The point is, you don't know in advance. I admit it's a bit more far fetched with these experiments that are so far removed from everyday life, but they're still worthwhile.
sampo|1 month ago
Higgs boson was predicted in theory in 1964, and found in LHC in CERN in 2012-2013. With this, all elementary particles in the standard model of particle physics have been found.
From the 1970s to 2010s, physicists believed in a theory called supersymmetry, which predicted supersymmetric partner particles for the known elementary particles. But these should have been already found in the energies used in LHC.
For the first time, there is no mainstream theory that would predict any new findings. Maybe the next bigger particle collider will find no new particles at all?
https://www.youtube.com/watch?v=YlixMNBlQos
sandworm101|1 month ago
The same discussion can happen re the ISS. Its primary purpose was not science. It existed to give shuttle a parking spot, to keep the US manned space program ticking along and to keep a thousand russian rocket people from going to work for rando countries. The ISS will soon end. Are we going to put up a new one? A place to park starliner and dragon? Or are we going to shut down low earth orbit spaceflight? The decision will not turn on the potential for new science, rather it will be about supporting and maintaining a flagship industry.
westurner|1 month ago
Before LHC Large Hardron Collider (CERN), there were other experiments with lower raw and final recorded data rates: SppS (CERN; MB/s; 1-10 Hz), SLC (SLAC (Stanford); 50 MB/s; 2 Hz), LEP (CERN; 100 MB/s; 1-5 Hz), Tevatron (Fermilab (Chicago); 250 GB/s, 100-400 Hz), HERA (DESY; 500 MB/s; 5-20 Hz), LHC CMS/ATLAS (CERN; 40 TB/s; 1000 Hz).
HL-LHC (CERN; 10X LHC;)
FCC-ee (CERN), FCC-hh (CERN)
Non-confirmed non-elementary particles of or not of the Standard Model?
What about Superfluids and Supersolids (like spin-nematic liquid crystals)? Are those just phases? Is the phase chart for all particles complete?
murkt|1 month ago
niemandhier|1 month ago
CERN pushed distributed computing and storage before anyone else hat problems on that scale.
CERN pushed edge computing for massive data analysis before anyone else even generated data at that rate.
CERN is currently pushing the physical boundaries of device synchronisation ( Check „ White Rabbit“ ), same for data transmission. CERNS accelerator cooling tech paves the way for industrial super cooling, magnet coils push super conduction…
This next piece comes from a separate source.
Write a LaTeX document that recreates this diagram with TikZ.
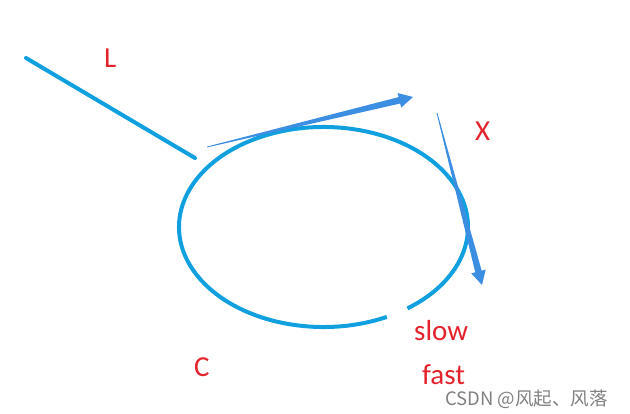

Companies are always late in the game, they come once there is money to be had: No one founded a fusion startup until we were close enough to the relevant tripple product.
mr_mitm|1 month ago
The point is, you don't know in advance. I admit it's a bit more far fetched with these experiments that are so far removed from everyday life, but they're still worthwhile.
pjmlp|1 month ago
Three examples of how humanity would not be as we know it today without CERN.
As Alumni, there are many other changes that trace back to CERN.
We don't sit only on the H1 beer garden and go skiing.
hnthrow0287345|1 month ago
unknown|1 month ago
[deleted]
T-A|1 month ago
or at least keep some of it warm:
https://home.cern/news/news/cern/heating-homes-worlds-larges...
waihtis|1 month ago
It's good that someone is funding this stuff.